====== Data extract
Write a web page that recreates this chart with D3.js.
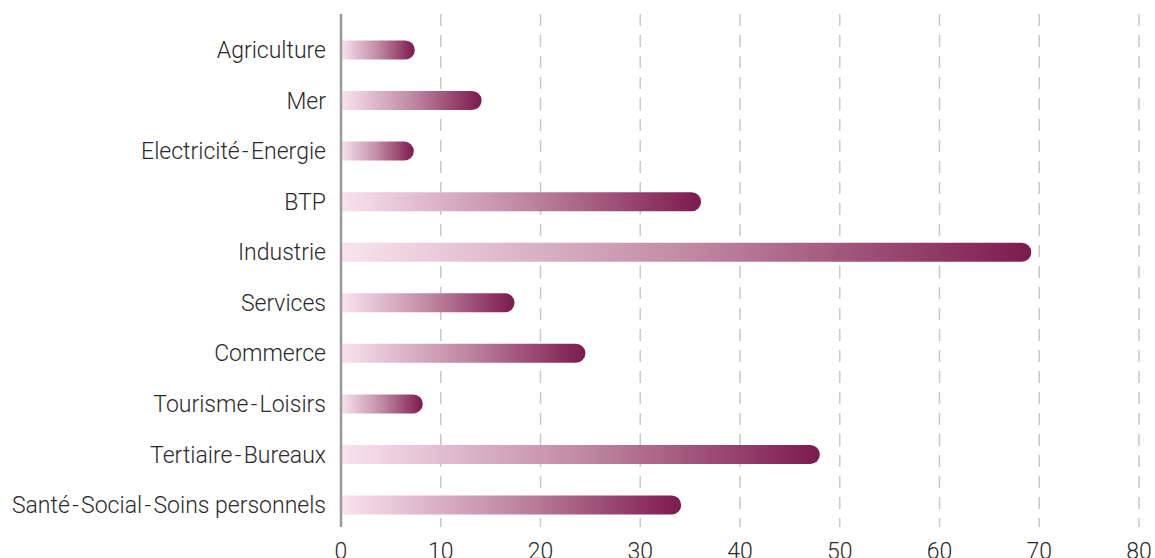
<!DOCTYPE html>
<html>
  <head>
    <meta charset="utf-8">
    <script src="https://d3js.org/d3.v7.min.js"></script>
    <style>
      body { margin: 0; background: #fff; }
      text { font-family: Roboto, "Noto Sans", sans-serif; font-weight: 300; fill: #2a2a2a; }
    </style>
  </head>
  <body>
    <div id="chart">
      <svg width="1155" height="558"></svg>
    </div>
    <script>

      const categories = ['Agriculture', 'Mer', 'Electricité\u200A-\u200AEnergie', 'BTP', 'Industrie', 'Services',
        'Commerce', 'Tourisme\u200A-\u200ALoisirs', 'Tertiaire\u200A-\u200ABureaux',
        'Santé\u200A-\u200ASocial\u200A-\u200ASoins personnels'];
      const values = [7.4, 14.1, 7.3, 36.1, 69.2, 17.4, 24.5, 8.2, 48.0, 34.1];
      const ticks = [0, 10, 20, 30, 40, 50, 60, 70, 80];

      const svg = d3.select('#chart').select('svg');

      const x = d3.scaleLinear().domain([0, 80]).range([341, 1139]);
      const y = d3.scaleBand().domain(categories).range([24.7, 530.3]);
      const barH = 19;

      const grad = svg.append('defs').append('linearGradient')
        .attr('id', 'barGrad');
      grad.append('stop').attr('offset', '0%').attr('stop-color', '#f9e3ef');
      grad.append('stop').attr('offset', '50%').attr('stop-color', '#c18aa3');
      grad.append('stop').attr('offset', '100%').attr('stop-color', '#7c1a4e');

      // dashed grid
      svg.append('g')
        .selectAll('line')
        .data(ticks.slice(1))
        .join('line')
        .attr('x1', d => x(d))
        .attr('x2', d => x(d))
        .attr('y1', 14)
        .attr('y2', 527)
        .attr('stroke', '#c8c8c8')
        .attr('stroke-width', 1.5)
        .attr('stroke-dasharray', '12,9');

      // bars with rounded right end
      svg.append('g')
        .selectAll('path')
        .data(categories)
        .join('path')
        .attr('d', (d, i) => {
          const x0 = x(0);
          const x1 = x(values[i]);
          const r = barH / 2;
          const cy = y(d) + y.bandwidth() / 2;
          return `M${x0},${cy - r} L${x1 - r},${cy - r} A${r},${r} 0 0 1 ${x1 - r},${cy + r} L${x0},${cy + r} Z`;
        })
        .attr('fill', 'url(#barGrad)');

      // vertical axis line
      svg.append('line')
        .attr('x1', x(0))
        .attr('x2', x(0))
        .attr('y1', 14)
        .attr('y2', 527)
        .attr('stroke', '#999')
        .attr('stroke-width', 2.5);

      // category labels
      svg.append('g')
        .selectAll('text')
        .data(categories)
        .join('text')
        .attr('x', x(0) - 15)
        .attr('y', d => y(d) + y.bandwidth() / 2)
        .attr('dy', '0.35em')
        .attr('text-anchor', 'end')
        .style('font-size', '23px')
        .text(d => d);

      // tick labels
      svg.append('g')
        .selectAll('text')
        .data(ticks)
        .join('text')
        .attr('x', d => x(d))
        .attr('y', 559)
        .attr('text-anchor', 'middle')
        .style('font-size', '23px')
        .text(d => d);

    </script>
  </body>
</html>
============
- Set task -
Copy the listing exactly. Any image in it stays out of the copy.

- Result of this exercise -
Write a web page that recreates this chart with D3.js.
<!DOCTYPE html>
<html>
  <head>
    <meta charset="utf-8">
    <script src="https://d3js.org/d3.v7.min.js"></script>
    <style>
      body { margin: 0; background: #fff; }
      text { font-family: Roboto, "Noto Sans", sans-serif; font-weight: 300; fill: #2a2a2a; }
    </style>
  </head>
  <body>
    <div id="chart">
      <svg width="1155" height="558"></svg>
    </div>
    <script>

      const categories = ['Agriculture', 'Mer', 'Electricité\u200A-\u200AEnergie', 'BTP', 'Industrie', 'Services',
        'Commerce', 'Tourisme\u200A-\u200ALoisirs', 'Tertiaire\u200A-\u200ABureaux',
        'Santé\u200A-\u200ASocial\u200A-\u200ASoins personnels'];
      const values = [7.4, 14.1, 7.3, 36.1, 69.2, 17.4, 24.5, 8.2, 48.0, 34.1];
      const ticks = [0, 10, 20, 30, 40, 50, 60, 70, 80];

      const svg = d3.select('#chart').select('svg');

      const x = d3.scaleLinear().domain([0, 80]).range([341, 1139]);
      const y = d3.scaleBand().domain(categories).range([24.7, 530.3]);
      const barH = 19;

      const grad = svg.append('defs').append('linearGradient')
        .attr('id', 'barGrad');
      grad.append('stop').attr('offset', '0%').attr('stop-color', '#f9e3ef');
      grad.append('stop').attr('offset', '50%').attr('stop-color', '#c18aa3');
      grad.append('stop').attr('offset', '100%').attr('stop-color', '#7c1a4e');

      // dashed grid
      svg.append('g')
        .selectAll('line')
        .data(ticks.slice(1))
        .join('line')
        .attr('x1', d => x(d))
        .attr('x2', d => x(d))
        .attr('y1', 14)
        .attr('y2', 527)
        .attr('stroke', '#c8c8c8')
        .attr('stroke-width', 1.5)
        .attr('stroke-dasharray', '12,9');

      // bars with rounded right end
      svg.append('g')
        .selectAll('path')
        .data(categories)
        .join('path')
        .attr('d', (d, i) => {
          const x0 = x(0);
          const x1 = x(values[i]);
          const r = barH / 2;
          const cy = y(d) + y.bandwidth() / 2;
          return `M${x0},${cy - r} L${x1 - r},${cy - r} A${r},${r} 0 0 1 ${x1 - r},${cy + r} L${x0},${cy + r} Z`;
        })
        .attr('fill', 'url(#barGrad)');

      // vertical axis line
      svg.append('line')
        .attr('x1', x(0))
        .attr('x2', x(0))
        .attr('y1', 14)
        .attr('y2', 527)
        .attr('stroke', '#999')
        .attr('stroke-width', 2.5);

      // category labels
      svg.append('g')
        .selectAll('text')
        .data(categories)
        .join('text')
        .attr('x', x(0) - 15)
        .attr('y', d => y(d) + y.bandwidth() / 2)
        .attr('dy', '0.35em')
        .attr('text-anchor', 'end')
        .style('font-size', '23px')
        .text(d => d);

      // tick labels
      svg.append('g')
        .selectAll('text')
        .data(ticks)
        .join('text')
        .attr('x', d => x(d))
        .attr('y', 559)
        .attr('text-anchor', 'middle')
        .style('font-size', '23px')
        .text(d => d);

    </script>
  </body>
</html>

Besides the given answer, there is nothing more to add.